Investors are worried about a slowdown in growth at speciality pharmaceutical and services group Clinigen (CLIN:AIM), down 18.3% to 522.5p. Before today's half-year results, the shares had rallied 300% since floating on Aim in September 2012 at 164p, so the cautious outlook has triggered mass profit taking in the stock.
The running Shares Play of the Week hints that sales of its antiviral treatment Foscavir are levelling out. It also reports the 146% profit rise in its consultancy and management business global access programs (GAP) is due to its enzalutamide program which is now winding down.
Yet Clinigen expects to add a new product to its speciality pharmaceuticals division in 2014 to grow sales in the coming years.
The group’s £10.9 million pre-tax profit in the six months to January was 12% higher than recorded in the same period last year.

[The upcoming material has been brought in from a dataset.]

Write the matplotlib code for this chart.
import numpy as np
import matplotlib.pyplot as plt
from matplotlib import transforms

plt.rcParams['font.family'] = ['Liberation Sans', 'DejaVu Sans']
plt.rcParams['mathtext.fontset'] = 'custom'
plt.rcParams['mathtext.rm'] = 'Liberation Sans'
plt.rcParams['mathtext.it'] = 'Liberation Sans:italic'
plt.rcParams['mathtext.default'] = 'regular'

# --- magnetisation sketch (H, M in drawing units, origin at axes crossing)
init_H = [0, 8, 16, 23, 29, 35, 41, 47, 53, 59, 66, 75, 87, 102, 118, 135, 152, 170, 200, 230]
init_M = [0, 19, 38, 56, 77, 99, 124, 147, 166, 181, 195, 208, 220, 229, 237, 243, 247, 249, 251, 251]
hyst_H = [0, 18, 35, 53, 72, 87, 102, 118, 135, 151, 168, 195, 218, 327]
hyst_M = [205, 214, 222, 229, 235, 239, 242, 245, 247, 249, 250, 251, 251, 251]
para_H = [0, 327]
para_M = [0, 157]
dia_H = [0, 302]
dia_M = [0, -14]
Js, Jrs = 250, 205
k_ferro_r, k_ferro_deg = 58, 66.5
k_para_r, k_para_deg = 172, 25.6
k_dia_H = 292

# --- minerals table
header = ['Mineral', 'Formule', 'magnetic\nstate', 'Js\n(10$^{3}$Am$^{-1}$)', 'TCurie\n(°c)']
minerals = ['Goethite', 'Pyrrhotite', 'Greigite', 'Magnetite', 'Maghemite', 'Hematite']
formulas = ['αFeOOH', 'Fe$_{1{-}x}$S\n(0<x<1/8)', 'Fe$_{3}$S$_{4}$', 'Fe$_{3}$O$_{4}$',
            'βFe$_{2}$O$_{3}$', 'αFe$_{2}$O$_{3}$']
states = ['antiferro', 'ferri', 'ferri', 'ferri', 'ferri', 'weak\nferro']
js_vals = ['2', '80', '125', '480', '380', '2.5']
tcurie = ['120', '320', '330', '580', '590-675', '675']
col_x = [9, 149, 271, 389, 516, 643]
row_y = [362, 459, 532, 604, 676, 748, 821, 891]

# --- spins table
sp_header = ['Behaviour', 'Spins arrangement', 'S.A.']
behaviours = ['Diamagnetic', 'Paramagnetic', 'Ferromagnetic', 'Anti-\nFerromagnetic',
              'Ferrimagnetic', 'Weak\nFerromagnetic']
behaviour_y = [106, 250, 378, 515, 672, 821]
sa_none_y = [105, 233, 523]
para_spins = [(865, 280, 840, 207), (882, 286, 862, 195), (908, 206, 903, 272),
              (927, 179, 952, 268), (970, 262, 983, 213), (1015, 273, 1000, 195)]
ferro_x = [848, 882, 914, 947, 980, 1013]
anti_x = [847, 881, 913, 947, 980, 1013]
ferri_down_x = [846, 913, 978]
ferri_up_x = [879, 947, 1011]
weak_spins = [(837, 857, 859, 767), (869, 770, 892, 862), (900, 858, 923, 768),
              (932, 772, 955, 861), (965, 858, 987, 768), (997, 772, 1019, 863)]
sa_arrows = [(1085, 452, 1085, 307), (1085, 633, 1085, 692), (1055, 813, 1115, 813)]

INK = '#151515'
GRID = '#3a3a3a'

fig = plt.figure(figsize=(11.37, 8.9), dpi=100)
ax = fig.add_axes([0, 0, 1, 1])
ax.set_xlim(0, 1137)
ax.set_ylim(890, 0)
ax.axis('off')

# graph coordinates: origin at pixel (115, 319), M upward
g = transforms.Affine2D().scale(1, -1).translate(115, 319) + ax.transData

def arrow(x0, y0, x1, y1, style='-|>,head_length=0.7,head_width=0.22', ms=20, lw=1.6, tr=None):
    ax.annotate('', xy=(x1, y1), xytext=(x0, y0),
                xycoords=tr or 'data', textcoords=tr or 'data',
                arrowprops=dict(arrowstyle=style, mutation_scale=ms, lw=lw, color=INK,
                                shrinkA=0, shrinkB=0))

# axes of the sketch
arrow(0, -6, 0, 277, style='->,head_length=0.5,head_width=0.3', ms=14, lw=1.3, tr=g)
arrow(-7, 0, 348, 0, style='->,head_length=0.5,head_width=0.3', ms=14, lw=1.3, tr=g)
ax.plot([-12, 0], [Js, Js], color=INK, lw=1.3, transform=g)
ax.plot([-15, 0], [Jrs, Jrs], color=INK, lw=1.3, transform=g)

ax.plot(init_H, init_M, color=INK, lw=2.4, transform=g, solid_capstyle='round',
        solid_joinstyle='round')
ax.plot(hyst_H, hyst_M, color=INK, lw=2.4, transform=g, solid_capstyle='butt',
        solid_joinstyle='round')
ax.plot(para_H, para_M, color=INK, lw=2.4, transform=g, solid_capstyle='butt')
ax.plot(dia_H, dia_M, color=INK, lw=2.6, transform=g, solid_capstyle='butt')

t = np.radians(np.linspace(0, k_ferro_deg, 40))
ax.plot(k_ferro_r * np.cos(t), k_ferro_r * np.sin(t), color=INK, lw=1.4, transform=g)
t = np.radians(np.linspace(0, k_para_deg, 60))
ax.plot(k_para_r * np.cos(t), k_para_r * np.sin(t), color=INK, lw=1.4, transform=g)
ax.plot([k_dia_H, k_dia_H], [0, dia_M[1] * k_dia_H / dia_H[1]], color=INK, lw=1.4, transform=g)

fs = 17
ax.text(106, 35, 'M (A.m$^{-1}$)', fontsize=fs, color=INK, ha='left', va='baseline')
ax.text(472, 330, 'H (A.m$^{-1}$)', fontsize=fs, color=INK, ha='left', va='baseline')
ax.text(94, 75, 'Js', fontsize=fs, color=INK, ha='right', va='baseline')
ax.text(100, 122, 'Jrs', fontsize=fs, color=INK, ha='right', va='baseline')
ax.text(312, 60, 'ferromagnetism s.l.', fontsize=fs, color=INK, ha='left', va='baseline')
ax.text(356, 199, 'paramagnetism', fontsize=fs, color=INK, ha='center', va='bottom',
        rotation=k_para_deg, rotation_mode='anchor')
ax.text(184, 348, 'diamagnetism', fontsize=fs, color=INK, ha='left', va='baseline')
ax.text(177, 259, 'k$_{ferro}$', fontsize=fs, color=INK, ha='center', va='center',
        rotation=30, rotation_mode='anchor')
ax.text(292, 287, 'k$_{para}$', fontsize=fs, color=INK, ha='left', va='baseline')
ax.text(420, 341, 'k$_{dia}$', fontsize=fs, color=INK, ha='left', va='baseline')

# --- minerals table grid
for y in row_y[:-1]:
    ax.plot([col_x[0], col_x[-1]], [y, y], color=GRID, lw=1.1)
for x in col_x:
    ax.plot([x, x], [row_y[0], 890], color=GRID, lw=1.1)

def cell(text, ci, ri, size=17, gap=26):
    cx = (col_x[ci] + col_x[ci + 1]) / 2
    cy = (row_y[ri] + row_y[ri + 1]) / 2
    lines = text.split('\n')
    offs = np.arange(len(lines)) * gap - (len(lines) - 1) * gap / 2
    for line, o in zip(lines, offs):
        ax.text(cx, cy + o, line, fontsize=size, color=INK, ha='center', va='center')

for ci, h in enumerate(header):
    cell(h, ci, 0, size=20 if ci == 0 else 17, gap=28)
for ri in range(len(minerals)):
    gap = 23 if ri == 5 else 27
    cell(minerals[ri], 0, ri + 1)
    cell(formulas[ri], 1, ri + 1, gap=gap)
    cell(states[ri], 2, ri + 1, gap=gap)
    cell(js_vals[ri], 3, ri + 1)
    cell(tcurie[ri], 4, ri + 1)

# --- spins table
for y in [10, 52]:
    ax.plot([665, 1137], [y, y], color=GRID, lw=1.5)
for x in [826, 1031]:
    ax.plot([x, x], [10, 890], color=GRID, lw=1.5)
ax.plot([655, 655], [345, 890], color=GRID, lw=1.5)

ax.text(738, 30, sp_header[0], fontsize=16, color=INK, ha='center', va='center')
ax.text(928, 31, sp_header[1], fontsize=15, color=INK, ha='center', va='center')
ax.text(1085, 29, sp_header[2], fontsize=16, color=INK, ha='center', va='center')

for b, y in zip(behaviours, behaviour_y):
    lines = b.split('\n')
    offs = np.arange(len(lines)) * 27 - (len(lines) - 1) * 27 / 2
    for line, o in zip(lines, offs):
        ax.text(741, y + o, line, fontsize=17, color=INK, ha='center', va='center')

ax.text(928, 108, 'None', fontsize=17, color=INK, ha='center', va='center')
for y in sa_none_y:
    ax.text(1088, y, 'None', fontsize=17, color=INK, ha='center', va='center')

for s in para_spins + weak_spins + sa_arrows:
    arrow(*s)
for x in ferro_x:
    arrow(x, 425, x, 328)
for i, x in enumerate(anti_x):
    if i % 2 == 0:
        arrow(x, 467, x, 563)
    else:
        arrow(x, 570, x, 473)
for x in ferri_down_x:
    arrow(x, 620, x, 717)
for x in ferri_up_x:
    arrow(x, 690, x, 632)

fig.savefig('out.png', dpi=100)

The dividend has been raised by 66% to 1p a share.
At the end of December 2013 it had £16.8 million cash, which, along with a £20 million borrowing facility (it is currently debt free), gives it a war chest on an acquisition pipeline that chief executive officer Peter George says has never been as strong.
Clinigen also aims to improve margins in the GAP business, which stands at 16%, by winning new clients and growing its existing programs.
The profit generate by supplying drugs to clinical trial improved 12.4% to £6.5 million, while those in its speciality pharmaceuticals business grew by 4.3% to £10.6 million.
Numis analyst Charles Weston believes that profit growth in the second half will be similar to those achieved in the first six months of the year and that its success in the M&A market could drive upgrades at the company.
Investec downgrades from 'hold' to 'sell', saying the current valuation offers 'little margin for error'. Yet it is worth noting that the shares have already fallen below Investec's 560p price target. The broker also says the investment case remains sound for long-term investors.